↓

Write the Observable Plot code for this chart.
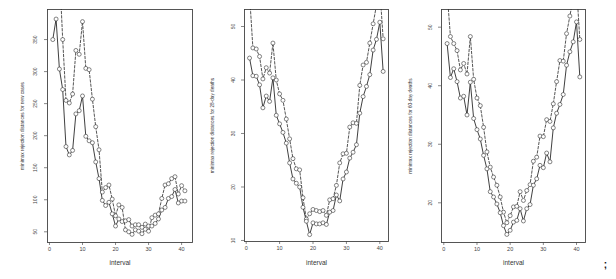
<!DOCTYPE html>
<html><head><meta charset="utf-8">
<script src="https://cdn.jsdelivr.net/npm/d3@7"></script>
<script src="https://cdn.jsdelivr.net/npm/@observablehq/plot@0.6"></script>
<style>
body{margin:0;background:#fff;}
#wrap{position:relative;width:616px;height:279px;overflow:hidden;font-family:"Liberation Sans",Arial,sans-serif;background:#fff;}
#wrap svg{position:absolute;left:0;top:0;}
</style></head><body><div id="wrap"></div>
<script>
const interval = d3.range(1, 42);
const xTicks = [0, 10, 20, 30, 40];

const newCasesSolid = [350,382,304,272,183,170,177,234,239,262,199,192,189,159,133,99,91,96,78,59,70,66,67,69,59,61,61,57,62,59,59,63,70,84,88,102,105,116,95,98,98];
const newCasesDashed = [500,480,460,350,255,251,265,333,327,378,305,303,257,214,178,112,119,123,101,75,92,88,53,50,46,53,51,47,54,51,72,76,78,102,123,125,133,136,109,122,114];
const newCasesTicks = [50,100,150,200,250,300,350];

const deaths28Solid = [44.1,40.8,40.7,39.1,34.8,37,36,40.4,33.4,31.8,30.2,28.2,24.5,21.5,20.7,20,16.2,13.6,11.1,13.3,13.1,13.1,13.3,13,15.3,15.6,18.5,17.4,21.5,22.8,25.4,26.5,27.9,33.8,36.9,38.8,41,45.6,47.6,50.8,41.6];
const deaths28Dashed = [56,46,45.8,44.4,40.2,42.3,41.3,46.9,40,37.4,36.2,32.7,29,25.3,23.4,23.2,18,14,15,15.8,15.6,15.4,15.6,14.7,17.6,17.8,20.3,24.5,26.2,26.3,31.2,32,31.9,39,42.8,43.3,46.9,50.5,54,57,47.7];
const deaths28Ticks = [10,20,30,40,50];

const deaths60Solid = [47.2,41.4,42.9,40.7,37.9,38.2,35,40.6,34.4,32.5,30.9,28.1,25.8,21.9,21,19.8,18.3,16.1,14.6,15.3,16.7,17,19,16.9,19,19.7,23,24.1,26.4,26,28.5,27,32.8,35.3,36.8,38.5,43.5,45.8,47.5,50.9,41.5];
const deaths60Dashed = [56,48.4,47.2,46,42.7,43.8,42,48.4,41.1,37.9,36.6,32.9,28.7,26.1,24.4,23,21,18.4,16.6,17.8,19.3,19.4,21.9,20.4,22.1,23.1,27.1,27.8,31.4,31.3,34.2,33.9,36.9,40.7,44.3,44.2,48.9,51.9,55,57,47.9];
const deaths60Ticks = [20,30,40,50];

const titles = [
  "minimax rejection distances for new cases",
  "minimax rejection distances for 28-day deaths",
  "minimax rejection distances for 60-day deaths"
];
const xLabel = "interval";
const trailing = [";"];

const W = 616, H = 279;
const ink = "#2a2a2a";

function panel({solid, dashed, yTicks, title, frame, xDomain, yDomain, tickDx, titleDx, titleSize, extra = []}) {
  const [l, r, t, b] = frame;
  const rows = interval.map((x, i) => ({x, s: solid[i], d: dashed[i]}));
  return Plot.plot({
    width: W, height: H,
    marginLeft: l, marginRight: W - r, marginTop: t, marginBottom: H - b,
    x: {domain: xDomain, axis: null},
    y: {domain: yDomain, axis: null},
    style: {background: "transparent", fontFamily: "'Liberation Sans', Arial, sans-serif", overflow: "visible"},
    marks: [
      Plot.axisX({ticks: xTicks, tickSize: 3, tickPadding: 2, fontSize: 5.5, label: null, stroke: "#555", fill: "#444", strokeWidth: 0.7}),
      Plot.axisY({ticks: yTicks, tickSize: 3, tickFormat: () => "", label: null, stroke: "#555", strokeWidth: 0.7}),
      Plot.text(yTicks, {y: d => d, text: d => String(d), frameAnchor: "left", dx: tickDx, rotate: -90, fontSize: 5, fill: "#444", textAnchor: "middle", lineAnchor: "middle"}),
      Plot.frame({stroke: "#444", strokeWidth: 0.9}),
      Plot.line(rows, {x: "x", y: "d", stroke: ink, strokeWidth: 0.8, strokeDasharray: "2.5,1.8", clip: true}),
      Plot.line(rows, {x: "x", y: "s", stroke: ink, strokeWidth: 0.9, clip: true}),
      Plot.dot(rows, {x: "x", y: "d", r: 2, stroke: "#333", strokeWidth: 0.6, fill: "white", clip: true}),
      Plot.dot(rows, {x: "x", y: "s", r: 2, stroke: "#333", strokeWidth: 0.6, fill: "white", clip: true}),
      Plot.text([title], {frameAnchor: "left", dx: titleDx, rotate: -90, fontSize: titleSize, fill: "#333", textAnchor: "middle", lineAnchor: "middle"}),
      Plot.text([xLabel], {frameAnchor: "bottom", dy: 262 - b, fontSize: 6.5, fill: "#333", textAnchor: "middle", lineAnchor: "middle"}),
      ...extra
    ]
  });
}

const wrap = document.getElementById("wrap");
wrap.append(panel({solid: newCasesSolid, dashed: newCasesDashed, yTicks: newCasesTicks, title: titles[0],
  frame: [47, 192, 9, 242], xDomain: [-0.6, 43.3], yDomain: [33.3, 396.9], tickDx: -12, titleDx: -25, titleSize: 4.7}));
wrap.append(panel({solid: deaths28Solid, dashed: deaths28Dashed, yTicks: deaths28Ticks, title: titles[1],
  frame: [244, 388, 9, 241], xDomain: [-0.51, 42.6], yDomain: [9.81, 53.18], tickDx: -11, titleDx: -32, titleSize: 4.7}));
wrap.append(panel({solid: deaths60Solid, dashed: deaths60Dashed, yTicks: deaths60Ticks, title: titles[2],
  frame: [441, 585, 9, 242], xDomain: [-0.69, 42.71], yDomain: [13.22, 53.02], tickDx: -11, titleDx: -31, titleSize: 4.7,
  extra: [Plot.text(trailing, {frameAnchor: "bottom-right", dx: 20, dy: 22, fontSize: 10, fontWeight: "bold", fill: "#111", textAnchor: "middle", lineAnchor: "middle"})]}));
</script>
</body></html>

↑

Problem to solve. Would you set down the listing exactly, omitting pictures?

Response to the exercise.
Write the Observable Plot code for this chart.
<!DOCTYPE html>
<html><head><meta charset="utf-8">
<script src="https://cdn.jsdelivr.net/npm/d3@7"></script>
<script src="https://cdn.jsdelivr.net/npm/@observablehq/plot@0.6"></script>
<style>
body{margin:0;background:#fff;}
#wrap{position:relative;width:616px;height:279px;overflow:hidden;font-family:"Liberation Sans",Arial,sans-serif;background:#fff;}
#wrap svg{position:absolute;left:0;top:0;}
</style></head><body><div id="wrap"></div>
<script>
const interval = d3.range(1, 42);
const xTicks = [0, 10, 20, 30, 40];

const newCasesSolid = [350,382,304,272,183,170,177,234,239,262,199,192,189,159,133,99,91,96,78,59,70,66,67,69,59,61,61,57,62,59,59,63,70,84,88,102,105,116,95,98,98];
const newCasesDashed = [500,480,460,350,255,251,265,333,327,378,305,303,257,214,178,112,119,123,101,75,92,88,53,50,46,53,51,47,54,51,72,76,78,102,123,125,133,136,109,122,114];
const newCasesTicks = [50,100,150,200,250,300,350];

const deaths28Solid = [44.1,40.8,40.7,39.1,34.8,37,36,40.4,33.4,31.8,30.2,28.2,24.5,21.5,20.7,20,16.2,13.6,11.1,13.3,13.1,13.1,13.3,13,15.3,15.6,18.5,17.4,21.5,22.8,25.4,26.5,27.9,33.8,36.9,38.8,41,45.6,47.6,50.8,41.6];
const deaths28Dashed = [56,46,45.8,44.4,40.2,42.3,41.3,46.9,40,37.4,36.2,32.7,29,25.3,23.4,23.2,18,14,15,15.8,15.6,15.4,15.6,14.7,17.6,17.8,20.3,24.5,26.2,26.3,31.2,32,31.9,39,42.8,43.3,46.9,50.5,54,57,47.7];
const deaths28Ticks = [10,20,30,40,50];

const deaths60Solid = [47.2,41.4,42.9,40.7,37.9,38.2,35,40.6,34.4,32.5,30.9,28.1,25.8,21.9,21,19.8,18.3,16.1,14.6,15.3,16.7,17,19,16.9,19,19.7,23,24.1,26.4,26,28.5,27,32.8,35.3,36.8,38.5,43.5,45.8,47.5,50.9,41.5];
const deaths60Dashed = [56,48.4,47.2,46,42.7,43.8,42,48.4,41.1,37.9,36.6,32.9,28.7,26.1,24.4,23,21,18.4,16.6,17.8,19.3,19.4,21.9,20.4,22.1,23.1,27.1,27.8,31.4,31.3,34.2,33.9,36.9,40.7,44.3,44.2,48.9,51.9,55,57,47.9];
const deaths60Ticks = [20,30,40,50];

const titles = [
  "minimax rejection distances for new cases",
  "minimax rejection distances for 28-day deaths",
  "minimax rejection distances for 60-day deaths"
];
const xLabel = "interval";
const trailing = [";"];

const W = 616, H = 279;
const ink = "#2a2a2a";

function panel({solid, dashed, yTicks, title, frame, xDomain, yDomain, tickDx, titleDx, titleSize, extra = []}) {
  const [l, r, t, b] = frame;
  const rows = interval.map((x, i) => ({x, s: solid[i], d: dashed[i]}));
  return Plot.plot({
    width: W, height: H,
    marginLeft: l, marginRight: W - r, marginTop: t, marginBottom: H - b,
    x: {domain: xDomain, axis: null},
    y: {domain: yDomain, axis: null},
    style: {background: "transparent", fontFamily: "'Liberation Sans', Arial, sans-serif", overflow: "visible"},
    marks: [
      Plot.axisX({ticks: xTicks, tickSize: 3, tickPadding: 2, fontSize: 5.5, label: null, stroke: "#555", fill: "#444", strokeWidth: 0.7}),
      Plot.axisY({ticks: yTicks, tickSize: 3, tickFormat: () => "", label: null, stroke: "#555", strokeWidth: 0.7}),
      Plot.text(yTicks, {y: d => d, text: d => String(d), frameAnchor: "left", dx: tickDx, rotate: -90, fontSize: 5, fill: "#444", textAnchor: "middle", lineAnchor: "middle"}),
      Plot.frame({stroke: "#444", strokeWidth: 0.9}),
      Plot.line(rows, {x: "x", y: "d", stroke: ink, strokeWidth: 0.8, strokeDasharray: "2.5,1.8", clip: true}),
      Plot.line(rows, {x: "x", y: "s", stroke: ink, strokeWidth: 0.9, clip: true}),
      Plot.dot(rows, {x: "x", y: "d", r: 2, stroke: "#333", strokeWidth: 0.6, fill: "white", clip: true}),
      Plot.dot(rows, {x: "x", y: "s", r: 2, stroke: "#333", strokeWidth: 0.6, fill: "white", clip: true}),
      Plot.text([title], {frameAnchor: "left", dx: titleDx, rotate: -90, fontSize: titleSize, fill: "#333", textAnchor: "middle", lineAnchor: "middle"}),
      Plot.text([xLabel], {frameAnchor: "bottom", dy: 262 - b, fontSize: 6.5, fill: "#333", textAnchor: "middle", lineAnchor: "middle"}),
      ...extra
    ]
  });
}

const wrap = document.getElementById("wrap");
wrap.append(panel({solid: newCasesSolid, dashed: newCasesDashed, yTicks: newCasesTicks, title: titles[0],
  frame: [47, 192, 9, 242], xDomain: [-0.6, 43.3], yDomain: [33.3, 396.9], tickDx: -12, titleDx: -25, titleSize: 4.7}));
wrap.append(panel({solid: deaths28Solid, dashed: deaths28Dashed, yTicks: deaths28Ticks, title: titles[1],
  frame: [244, 388, 9, 241], xDomain: [-0.51, 42.6], yDomain: [9.81, 53.18], tickDx: -11, titleDx: -32, titleSize: 4.7}));
wrap.append(panel({solid: deaths60Solid, dashed: deaths60Dashed, yTicks: deaths60Ticks, title: titles[2],
  frame: [441, 585, 9, 242], xDomain: [-0.69, 42.71], yDomain: [13.22, 53.02], tickDx: -11, titleDx: -31, titleSize: 4.7,
  extra: [Plot.text(trailing, {frameAnchor: "bottom-right", dx: 20, dy: 22, fontSize: 10, fontWeight: "bold", fill: "#111", textAnchor: "middle", lineAnchor: "middle"})]}));
</script>
</body></html>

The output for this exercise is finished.